Sitting or Standing Cashiers (Continued)
Yesterday's column about the D.C. Chevy Chase woman who was disturbed that supermarket cashiers have to stand all day -- and decided to do something about it -- drew a huge response from readers, with some arguing that the policy American supermarkets hew to is a classic example of uncaring employers, and others contending that the job really can't be done while the worker is sitting.
Deana Jordan Sullivan's solution was to buy a bunch of stools at Ikea and deliver them to her neighborhood Safeway, but Safeway has declined to give the stools to the cashiers, saying that there's simply not enough space at the checkstands. The most interesting part of the story to me was the idea that this policy is driven by cultural expectations, that, as the Safeway spokesman put it, Americans don't really believe someone is working if they're sitting down.
Readers had lots to say:
A cashier at a high-volume store called the "do-gooder" gesture "presumptuous. I personally would not want stools in the cash register area because they get in the way. We work shifts and we get breaks. We trade off standing and actually, standing for hours is not all that hard to do. I am used to it."
But a longtime Safeway employee wrote with the opposite view:
"I spent the majority of my first 25 years as a Cashier. I could not be more ecstatic that you wrote your article! During my time as a Cashier, I would frequently have to visit a Chiropractor for back adjustments. I would often tell my Manager's that I work that in a space designed for 5'2" people and I am 6'3" and without a stool, I am running up the cost of Health Care for my company. Safeway's corporate response was to eventually limit our annual Chiropractic visits! Fortunately for me, I now have a new position in Safeway that allows me movement. I have not visited a Chiropractor for over four years! Corporate Management should give the go ahead to stools to save even more on Health Care. As for Deana Jordan Sullivan, tell her thank you ever so much for caring and she is a hero in my eyes!"
Bob Fustero, a longtime Giant employee who ran as an independent for Montgomery County Executive last fall, voiced similar frustration with management: The company view was that workers should be standing, so when cashiers had no customers, they were instructed "to wipe down the register, load bags, organize bags (remember paper bags used to come in a variety of sizes) and overall, look busy. The cashiers eventually learned that even if there was nothing to do, at least look busy, or management would find something else for you to do."
The contrast between European markets, where cashiers usually sit, and American ones stood out to many readers. A Maryland man noted that the Aldi grocery chain, which is based in Europe, allows its American cashiers to sit on stools.
But several readers said it's important to note that while cashiers in European markets do have stools and do their work sitting or perching, their job is somewhat different from their American counterparts. As my friend Bob put it, "in many of the large European chains, it's the customer, not the clerk, who does the bagging. So the movements required by the job are different than in the US. This may be one reason stools are more common abroad."

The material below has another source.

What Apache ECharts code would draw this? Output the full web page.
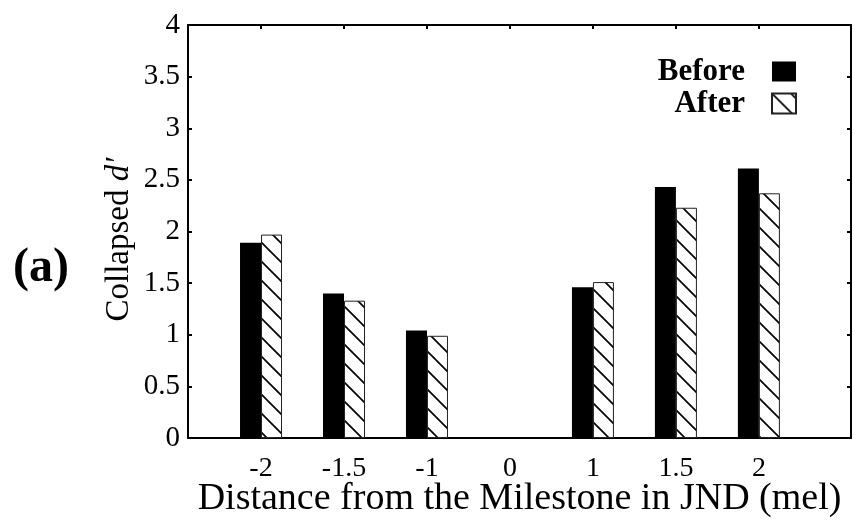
<!DOCTYPE html>
<html>
<head>
<meta charset="utf-8">
<script src="https://cdn.jsdelivr.net/npm/echarts@6/dist/echarts.min.js"></script>
<style>
  html, body { margin: 0; padding: 0; background: #fff; }
  #chart { width: 854px; height: 520px; }
</style>
</head>
<body>
<div id="chart"></div>
<script>
// Distance categories (JND, mel) and collapsed d' per condition
const tickLabels = ['-2', '-1.5', '-1', '0', '1', '1.5', '2'];
const beforeValues = [1.89, 1.40, 1.04, null, 1.46, 2.43, 2.61];
const afterValues  = [1.97, 1.33, 0.99, null, 1.51, 2.23, 2.37];
const seriesNames = ['Before', 'After'];

const FONT = '"Liberation Serif", "Times New Roman", serif';

// Diagonal "\" hatch used for the After bars
function hatchPattern(size) {
  const c = document.createElement('canvas');
  c.width = size; c.height = size;
  const g = c.getContext('2d');
  g.fillStyle = '#fff';
  g.fillRect(0, 0, size, size);
  g.strokeStyle = '#000';
  g.lineWidth = 1.7;
  g.beginPath();
  for (let k = -1; k <= 1; k++) {
    g.moveTo(k * size - 1, -1);
    g.lineTo(k * size + size + 1, size + 1);
  }
  g.stroke();
  return c;
}

const positions = tickLabels.map((_, i) => i);
const toPairs = arr => arr.map((v, i) => [i, v]).filter(p => p[1] !== null);

const lineStyle = { color: '#000', width: 2 };
const X_MIN = -0.88, X_MAX = 7.11;

const chart = echarts.init(document.getElementById('chart'), null, { renderer: 'canvas' });
chart.setOption({
  animation: false,
  backgroundColor: '#fff',
  textStyle: { fontFamily: FONT, color: '#000' },
  grid: { left: 188, right: 3, top: 25, bottom: 82, containLabel: false, outerBoundsMode: 'none' },
  legend: {
    orient: 'vertical',
    right: 52,
    top: 51,
    align: 'right',
    icon: 'rect',
    itemWidth: 24,
    itemHeight: 20,
    itemGap: 1,
    data: seriesNames,
    textStyle: { fontFamily: FONT, fontWeight: 'bold', fontSize: 31, color: '#000', padding: [0, 22, 0, 0] }
  },
  graphic: [{
    type: 'text',
    left: 13,
    top: 245,
    style: { text: '(a)', font: 'bold 48px ' + FONT, fill: '#000' }
  }],
  xAxis: [{
    type: 'value',
    min: X_MIN,
    max: X_MAX,
    position: 'bottom',
    axisLine: { show: true, onZero: false, lineStyle: lineStyle },
    axisTick: { show: false },
    splitLine: { show: false },
    axisLabel: {
      customValues: positions,
      formatter: v => tickLabels[Math.round(v)],
      fontFamily: FONT, fontSize: 28, color: '#000', margin: 17
    },
    name: 'Distance from the Milestone in JND (mel)',
    nameLocation: 'middle',
    nameGap: 42,
    nameMoveOverlap: false,
    nameTextStyle: { fontFamily: FONT, fontSize: 38, color: '#000' }
  }, {
    type: 'value',
    min: X_MIN,
    max: X_MAX,
    position: 'top',
    axisLine: { show: true, onZero: false, lineStyle: lineStyle },
    axisTick: { show: true, inside: true, length: 4, customValues: positions, lineStyle: lineStyle },
    axisLabel: { show: false },
    splitLine: { show: false }
  }],
  yAxis: [{
    type: 'value',
    min: 0,
    max: 4,
    interval: 0.5,
    position: 'left',
    axisLine: { show: true, onZero: false, lineStyle: lineStyle },
    axisTick: { show: true, inside: true, length: 4, lineStyle: lineStyle },
    splitLine: { show: false },
    axisLabel: { fontFamily: FONT, fontSize: 29, color: '#000', margin: 8 },
    name: '{n|Collapsed }{d|d′}',
    nameLocation: 'middle',
    nameRotate: 90,
    nameGap: 52,
    nameMoveOverlap: false,
    nameTextStyle: {
      padding: [0, 16, 0, 0],
      rich: {
        n: { fontFamily: FONT, fontSize: 33, color: '#000' },
        d: { fontFamily: FONT, fontSize: 33, fontStyle: 'italic', color: '#000' }
      }
    }
  }, {
    type: 'value',
    min: 0,
    max: 4,
    interval: 0.5,
    position: 'right',
    axisLine: { show: true, onZero: false, lineStyle: lineStyle },
    axisTick: { show: true, inside: true, length: 4, lineStyle: lineStyle },
    axisLabel: { show: false },
    splitLine: { show: false }
  }],
  series: [{
    name: seriesNames[0],
    type: 'bar',
    xAxisIndex: 0,
    yAxisIndex: 0,
    barWidth: 21,
    barGap: '0%',
    itemStyle: { color: '#000' },
    data: toPairs(beforeValues)
  }, {
    name: seriesNames[1],
    type: 'bar',
    xAxisIndex: 0,
    yAxisIndex: 0,
    barWidth: 21,
    barGap: '0%',
    itemStyle: {
      color: { image: hatchPattern(19), repeat: 'repeat' },
      borderColor: '#222',
      borderWidth: 1
    },
    data: toPairs(afterValues)
  }]
});
</script>
</body>
</html>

A reader in Alexandria noticed that the American rule that grocery cashiers should stand does have the occasional exception, such as a cashier he saw sitting at the checkstand in the Wegmans near the Fairfax County Government Center. "There were about 18 checkout counters, and one of them was lower then the others: The cashier was sitting--and only occasionally getting up. And the cashier was bagging by using a carousel located under the counter. The carousel was similar to the one used in the Wal-Mart stores that is located on top of the counter.
Our thought was this might have been an accommodation for the employee, and a thoughtful one at that."
Indeed, the Safeway spokesman told me that exceptions are occasionally made for workers with documented disabilities. Which again raises the larger question: If it works for those exceptional cases, why not make it the policy?
Finally, Montgomery County community organizer Alisa Glassman added another fascinating question about the work lives of cashiers:
"I had often wondered though about the cash register bottom (where the money is) hitting the workers each time the machines open to make change. I can't imagine being at a job where I'm hit throughout the day." I've always wondered about that--why are cash registers designed to smack the operator in the gut with each transaction?